Сколько смутных идей проносится в моем мозгу за один день, и как редко встречаются те, нить которых я прослеживаю. Нам хорошо известно наставление, так часто даваемое родителями детям, а школьными учителями — своим ученикам: «Постарайся сосредоточить внимание». Почти кажется, что то, чего мы требуем от детей, выше моих сил, ибо едва я решаю распутать какую-либо проблему, как на моем пути, в форме бесполезных, пустых, нелепых мыслей, нагромождаются препятствия. Из этого я заключаю, что фатальная сонливость парализует мои способности.

Когда нужно разбудить человека, который не желает, чтобы его беспокоили, его сильно трясут.

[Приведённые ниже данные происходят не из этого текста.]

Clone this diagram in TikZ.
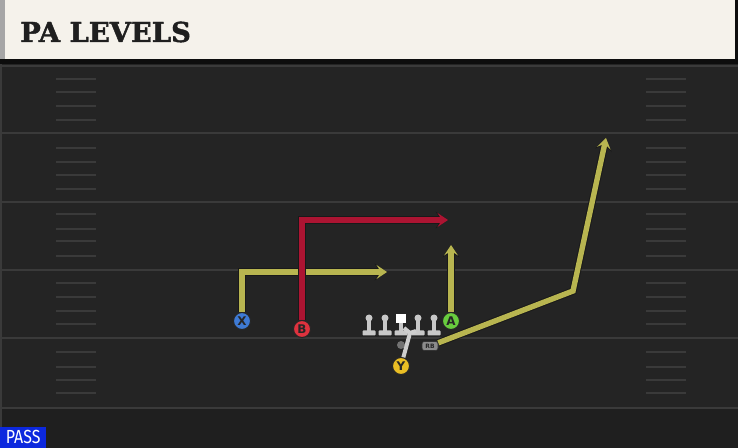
\documentclass[tikz,border=0pt]{standalone}
\usepackage{fontspec}
\usepackage{graphicx}
\usetikzlibrary{calc,positioning,shapes}
\usetikzlibrary{backgrounds}
\usetikzlibrary{arrows.meta}
\newfontfamily\titlefont{DejaVu Serif}[BoldFont={DejaVu Serif Bold}, BoldFeatures={FakeBold=1.6}]
\newfontfamily\labelfont{DejaVu Sans}[BoldFont={DejaVu Sans Bold}]
\newfontfamily\tagfont{Fira Sans}
\definecolor{field}{RGB}{36,36,36}
\definecolor{fieldlow}{RGB}{31,31,31}
\definecolor{yardline}{RGB}{58,58,58}
\definecolor{header}{RGB}{245,242,235}
\definecolor{routeyellow}{RGB}{184,181,80}
\definecolor{routered}{RGB}{172,20,50}
\definecolor{xblue}{RGB}{62,122,212}
\definecolor{bred}{RGB}{222,50,62}
\definecolor{agreen}{RGB}{104,204,62}
\definecolor{yyellow}{RGB}{234,190,36}
\definecolor{lineman}{RGB}{200,200,200}
\definecolor{passblue}{RGB}{12,40,222}
\pgfdeclarelayer{field}
\pgfdeclarelayer{routes}
\pgfsetlayers{field,routes,main}

\begin{document}
\begin{tikzpicture}[x=1bp,y=-1bp]
      \tikzstyle{pnode} = [circle, draw=black!85, line width=1bp, minimum size=17bp, inner sep=0pt, font=\labelfont\bfseries\fontsize{12}{12}\selectfont, text=black!85]
      \tikzstyle{rback} = [draw=black!90, line width=7.4bp, line join=miter, -{Stealth[length=12.5bp,width=17bp,inset=5.5bp,line width=0pt]}]
      \tikzstyle{rline} = [line width=5.4bp, line join=miter, -{Stealth[length=10.5bp,width=14bp,inset=4.5bp,line width=0pt]}]
      \tikzstyle{yard} = [draw=yardline, line width=2bp]
      \tikzstyle{hash} = [draw=yardline, line width=1.4bp]

      \useasboundingbox (0,0) rectangle (738,448);

      \begin{pgfonlayer}{field}
        \fill[field] (0,0) rectangle (738,448);
        \fill[fieldlow] (0,408) rectangle (738,448);
        \draw[draw=yardline, line width=1.5bp] (1,63) -- (1,448);
        \foreach \yl in {66,133,202,270,338,408}
          \draw[yard] (0,\yl) -- (738,\yl);
        \foreach \hy in {79,92,106,120,148,162,175,189,214,229,241,256,283,297,311,324,352,367,380,393} {
          \draw[hash] (56,\hy) -- (96,\hy);
          \draw[hash] (646,\hy) -- (686,\hy);
        }
        % title bar
        \fill[black!95] (0,0) rectangle (738,64);
        \fill[header] (0,0) rectangle (735,59);
        \fill[black!35] (0,0) rectangle (5,59);
      \end{pgfonlayer}

      \node[anchor=west, inner sep=0pt, text=black!88, font=\titlefont\bfseries\fontsize{27.5}{27.5}\selectfont] (title) at (20,32) {PA LEVELS};

      % players
      \node[pnode, fill=xblue] (X) at (242,321) {X};
      \node[pnode, fill=bred] (B) at (302,329) {B};
      \node[pnode, fill=agreen] (A) at (451,321) {A};
      \node[pnode, fill=yyellow] (Y) at (401,366) {Y};
      \node[rectangle, rounded corners=2.5bp, fill=black!45, draw=black!80, line width=0.6bp, minimum width=16bp, minimum height=9bp, inner sep=0pt, font=\labelfont\bfseries\fontsize{6}{6}\selectfont, text=black!85] (rb) at (430,346) {RB};
      \node[circle, fill=black!55, minimum size=8bp, inner sep=0pt] (qb) at (401,345) {};

      % line
      \foreach \lx/\ln in {369/lt,385/lg,418/rg,434/rt} {
        \fill[lineman] (\lx-2.2,319) rectangle (\lx+2.2,332);
        \fill[lineman, rounded corners=0.8bp] (\lx-6.5,330.5) rectangle (\lx+6.5,335.5);
        \node[circle, fill=lineman, minimum size=7bp, inner sep=0pt] (\ln) at (\lx,318) {};
      }
      \fill[lineman] (398.8,320) rectangle (403.2,332);
      \fill[lineman, rounded corners=0.8bp] (394.5,330.5) rectangle (407.5,335.5);
      \node[rectangle, fill=white, minimum size=9.5bp, inner sep=0pt] (c) at (401,318.5) {};

      \coordinate (xTurn) at (242,272);
      \coordinate (xEnd) at (387,272);
      \coordinate (bTurn) at (302,220);
      \coordinate (bEnd) at (448,220);
      \coordinate (aEnd) at (451,245);
      \coordinate (rbBend) at (573,291);
      \coordinate (rbEnd) at (606,138);
      \coordinate (yFork) at (410,333);
      \coordinate (yLeft) at (404,328);
      \coordinate (yRight) at (416,331);

      \begin{pgfonlayer}{routes}
        \draw[rback] (X) -- (xTurn) -- (xEnd);
        \draw[rline, routeyellow] (X) -- (xTurn) -- (xEnd);
        \draw[rback] (B) -- (bTurn) -- (bEnd);
        \draw[rline, routered] (B) -- (bTurn) -- (bEnd);
        \draw[rback] (A) -- (aEnd);
        \draw[rline, routeyellow] (A) -- (aEnd);
        \draw[rback] (rb) -- (rbBend) -- (rbEnd);
        \draw[rline, routeyellow] (rb) -- (rbBend) -- (rbEnd);
      \end{pgfonlayer}
      \draw[lineman!90, line width=4bp] (Y) -- (yFork) -- (yLeft);
      \draw[lineman!90, line width=4bp] (yFork) -- (yRight);

      \node[fill=passblue, text=white, anchor=south west, minimum width=46bp, minimum height=21bp, inner sep=0pt, font=\tagfont\fontsize{19}{19}\selectfont] (pass) at (0,448) {\scalebox{0.84}[1]{PASS}};
\end{tikzpicture}
\end{document}
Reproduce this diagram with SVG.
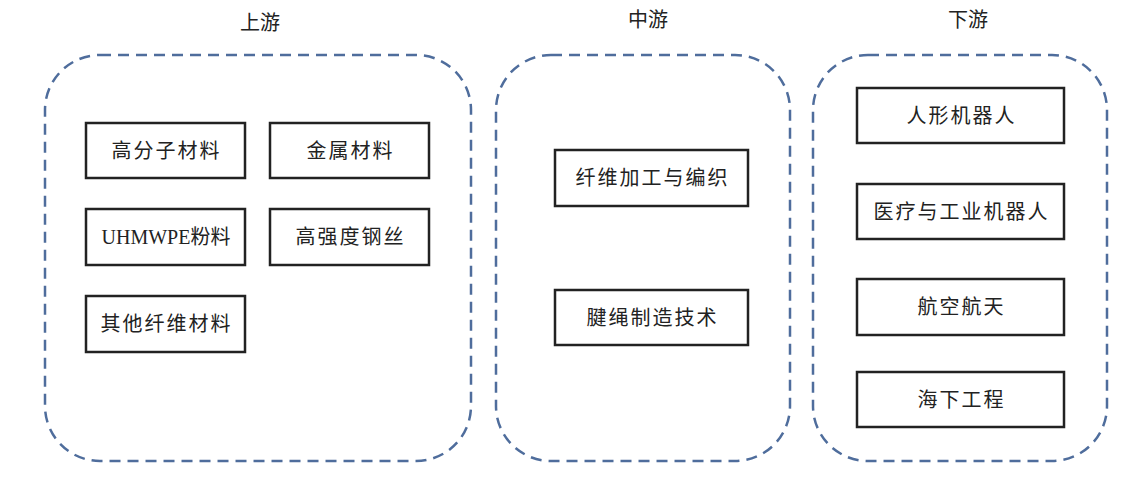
<svg xmlns="http://www.w3.org/2000/svg" width="1136" height="486" viewBox="0 0 1136 486">
<style>
.grp{fill:none;stroke:#4f6d9c;stroke-width:2.5;stroke-dasharray:11 7}
.box{fill:#fff;stroke:#222;stroke-width:2.5}
.t{font-family:"Liberation Serif","Noto Sans CJK SC",serif;font-size:20px;fill:#222;text-anchor:middle;dominant-baseline:central;letter-spacing:2px}
.h{font-family:"Noto Sans CJK SC",sans-serif;font-size:20px;fill:#222;text-anchor:middle;dominant-baseline:central}
</style>
<rect width="1136" height="486" fill="#fff"/>
<g id="upstream">
<text class="h" x="260" y="21">上游</text>
<rect class="grp" x="45" y="55" width="426" height="406" rx="55"/>
</g>
<g id="midstream">
<text class="h" x="648" y="18">中游</text>
<rect class="grp" x="496" y="55" width="294" height="406" rx="55"/>
</g>
<g id="downstream">
<text class="h" x="968" y="18">下游</text>
<rect class="grp" x="813" y="55" width="294" height="406" rx="55"/>
</g>
<g id="n1"><rect class="box" x="86" y="123" width="159" height="55"/><text class="t" x="166.5" y="151">高分子材料</text></g>
<g id="n2"><rect class="box" x="270" y="123" width="159" height="55"/><text class="t" x="350.5" y="151">金属材料</text></g>
<g id="n3"><rect class="box" x="86" y="209" width="159" height="56"/><text class="t" x="166" y="237" style="letter-spacing:0">UHMWPE粉料</text></g>
<g id="n4"><rect class="box" x="270" y="209" width="159" height="56"/><text class="t" x="350.5" y="237">高强度钢丝</text></g>
<g id="n5"><rect class="box" x="86" y="296" width="159" height="56"/><text class="t" x="166.5" y="324">其他纤维材料</text></g>
<g id="n6"><rect class="box" x="555" y="150" width="193" height="56"/><text class="t" x="652.5" y="178">纤维加工与编织</text></g>
<g id="n7"><rect class="box" x="555" y="290" width="193" height="55"/><text class="t" x="652.5" y="318">腱绳制造技术</text></g>
<g id="n8"><rect class="box" x="857" y="88" width="207" height="55"/><text class="t" x="961.5" y="116">人形机器人</text></g>
<g id="n9"><rect class="box" x="857" y="184" width="207" height="55"/><text class="t" x="961.5" y="212">医疗与工业机器人</text></g>
<g id="n10"><rect class="box" x="857" y="279" width="207" height="56"/><text class="t" x="961.5" y="307">航空航天</text></g>
<g id="n11"><rect class="box" x="857" y="372" width="207" height="55"/><text class="t" x="961.5" y="400">海下工程</text></g>
<g id="connectors"></g>
</svg>
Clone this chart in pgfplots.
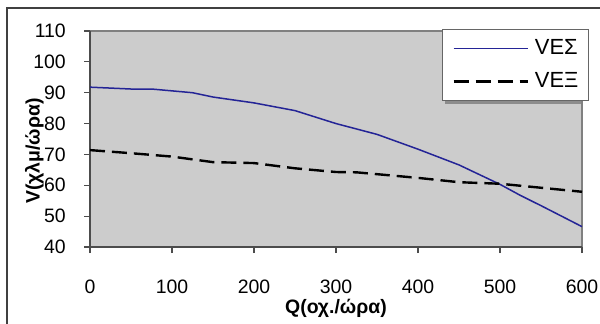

Какое движение могло бы оживить человека, чьи умственные силы пребывают в дремоте? Я не вижу ничего извне; а личного усилия нельзя ожидать от ослабленной воли.

И все же меня охватывает желание проникнуть в тайну моего существования; я спрашиваю себя, что я такое и почему я на этой земле; с того момента, как я задаю себе этот вопрос, я чувствую, что пробуждение для меня возможно. Я знаю два класса людей, которые никогда не задают его: во-первых, те, кто не видит никакой проблемы, требующей решения; и, во-вторых, те, кто довольствуется детским и поверхностным учением, либо более или менее сложным и ученым, но исходящим от того, кто сам себе кажется хранителем собрания сверхъестественно вдохновенных истин. Признаюсь, я не принадлежу к первому из этих разрядов, поскольку не найду покоя, пока не буду знать, что происходит во мне и вокруг меня; не принадлежу я и ко второму классу, поскольку те, кто его составляет, довольствуются верой; но вера — это не знание, и я жажду постичь то, что было открыто, познано и доказано свидетельствами. Но как мне предаться этому труду исследования, когда привычное состояние моих мыслей — блуждать по воле моих впечатлений, и когда я так неизлечимо рассеян?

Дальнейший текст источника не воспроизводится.